Worth County is unbeaten at 5-0 going into Friday’s game, while St. Joseph Christian is 1-3, with winless Albany going the distance against them. But that doesn’t always mean anything. In 1990, Worth County, playing in its first full year of eight man football, came into its game with a 4-2 record. North Nodaway, the defending state champions, was struggling to get back on their feet, coming in with a 2-4 record after dropping their first four. Worth County took a 14-8 lead at halftime, but the second half was all North Nodaway as the Mustangs went on to win 30-14 and Worth County’s season ended with a 6-3 mark. It would be another five years before Worth County’s playoff drought would end, when they won the state title in 1995.
The parallel is that all four of North Nodaway’s losses were close in 1990; Christian went the distance against North Andrew and had close losses to Pattonsburg and Stanberry. Christian has been Kryptonite against Worth County, beating them in the State Championship in 2007 as well as last year. The flip side is that Worth County has only lost one Homecoming since 1993, to Mound City in 2004. Something has to give in Friday’s game.

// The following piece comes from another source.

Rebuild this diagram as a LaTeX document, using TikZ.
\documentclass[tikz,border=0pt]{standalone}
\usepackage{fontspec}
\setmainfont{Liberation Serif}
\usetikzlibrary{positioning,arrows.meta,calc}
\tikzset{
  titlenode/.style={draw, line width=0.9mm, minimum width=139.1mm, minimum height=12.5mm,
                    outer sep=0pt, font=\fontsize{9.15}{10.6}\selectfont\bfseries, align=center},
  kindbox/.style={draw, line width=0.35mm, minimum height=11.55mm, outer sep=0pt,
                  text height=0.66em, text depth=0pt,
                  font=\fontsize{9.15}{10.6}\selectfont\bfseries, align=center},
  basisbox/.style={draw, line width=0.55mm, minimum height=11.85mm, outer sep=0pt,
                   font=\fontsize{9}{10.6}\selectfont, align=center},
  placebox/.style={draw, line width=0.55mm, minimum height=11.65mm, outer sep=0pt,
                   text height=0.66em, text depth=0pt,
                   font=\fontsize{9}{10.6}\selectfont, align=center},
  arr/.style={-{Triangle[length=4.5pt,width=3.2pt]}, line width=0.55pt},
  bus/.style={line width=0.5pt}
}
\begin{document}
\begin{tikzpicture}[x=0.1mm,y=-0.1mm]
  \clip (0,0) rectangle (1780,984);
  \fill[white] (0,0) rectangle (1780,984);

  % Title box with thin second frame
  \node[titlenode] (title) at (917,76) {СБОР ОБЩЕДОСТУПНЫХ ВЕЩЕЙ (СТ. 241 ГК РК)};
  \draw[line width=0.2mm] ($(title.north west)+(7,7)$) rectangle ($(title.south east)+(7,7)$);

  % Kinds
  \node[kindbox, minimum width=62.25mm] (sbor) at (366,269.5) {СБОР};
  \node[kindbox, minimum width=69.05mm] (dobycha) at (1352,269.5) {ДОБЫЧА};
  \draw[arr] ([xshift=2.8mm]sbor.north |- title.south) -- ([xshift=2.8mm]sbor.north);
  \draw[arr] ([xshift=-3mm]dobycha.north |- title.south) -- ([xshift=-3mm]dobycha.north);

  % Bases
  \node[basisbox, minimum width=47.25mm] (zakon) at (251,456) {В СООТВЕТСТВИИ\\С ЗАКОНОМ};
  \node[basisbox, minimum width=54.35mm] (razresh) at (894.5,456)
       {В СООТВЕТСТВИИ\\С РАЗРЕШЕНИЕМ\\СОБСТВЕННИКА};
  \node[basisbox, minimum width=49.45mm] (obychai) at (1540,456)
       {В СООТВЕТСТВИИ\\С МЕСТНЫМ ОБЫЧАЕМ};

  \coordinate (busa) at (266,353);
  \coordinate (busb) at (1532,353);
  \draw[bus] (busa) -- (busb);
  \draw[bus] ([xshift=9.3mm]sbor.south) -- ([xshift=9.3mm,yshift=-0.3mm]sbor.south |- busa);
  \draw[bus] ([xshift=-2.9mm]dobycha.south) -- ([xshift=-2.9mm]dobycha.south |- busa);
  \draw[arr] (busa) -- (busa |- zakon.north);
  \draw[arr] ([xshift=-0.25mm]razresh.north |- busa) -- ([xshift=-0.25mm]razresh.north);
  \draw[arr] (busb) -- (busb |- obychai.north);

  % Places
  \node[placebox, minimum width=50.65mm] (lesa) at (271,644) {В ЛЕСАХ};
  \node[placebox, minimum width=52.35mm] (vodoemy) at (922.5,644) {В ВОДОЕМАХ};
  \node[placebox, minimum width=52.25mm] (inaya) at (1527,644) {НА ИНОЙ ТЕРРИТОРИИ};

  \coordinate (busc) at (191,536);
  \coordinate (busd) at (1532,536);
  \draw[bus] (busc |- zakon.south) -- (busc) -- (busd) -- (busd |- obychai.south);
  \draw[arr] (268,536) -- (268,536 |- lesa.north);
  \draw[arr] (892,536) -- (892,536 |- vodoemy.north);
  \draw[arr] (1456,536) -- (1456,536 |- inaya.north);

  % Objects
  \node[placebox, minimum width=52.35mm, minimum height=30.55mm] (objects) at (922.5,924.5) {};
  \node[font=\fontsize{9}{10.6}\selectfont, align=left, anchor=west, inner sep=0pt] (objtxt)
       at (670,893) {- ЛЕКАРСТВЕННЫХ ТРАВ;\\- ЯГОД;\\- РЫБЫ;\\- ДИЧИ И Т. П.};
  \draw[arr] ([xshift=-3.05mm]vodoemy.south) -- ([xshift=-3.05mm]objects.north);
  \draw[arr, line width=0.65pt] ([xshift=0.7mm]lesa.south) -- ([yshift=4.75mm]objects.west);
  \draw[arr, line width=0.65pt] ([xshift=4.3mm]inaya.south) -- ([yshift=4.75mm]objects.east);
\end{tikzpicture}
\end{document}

Worth County did nothing to hurt their offensive numbers in last week’s 80-20 victory against King City. They now average 71.2 points per game, behind only Stanberry with 72.
They allow 12 points per game, second only to Rock Port. Worth County will have to shut down another potent passing game as Lion quarterback Ben Craven has completed 24 of his 49 passes for 264 yards. Their best runningback will be Braden George.
A series of short fields against Albany, along with a couple of returns for touchdowns meant that the stats were down for that week, but Tevin Cameron’s career night against King City, where he ran for 236 yards, put him back into the hunt for the rushing title. He is in third with 49 carries for 675 yards, behind only Stanberry’s two-headed monster of Trey Schieber (809 yards) and Cole Durbin (807 yards). Cameron leads the league in yards per carry, at 13.8. With the emergence of Cameron, Isaac Alarcon has returned to his role as a blocking back, where he helped Brevyn Ross rack up 1,900 yards his freshman year while running for 900 more himself. Quarterback Ryan McClellan can also break loose.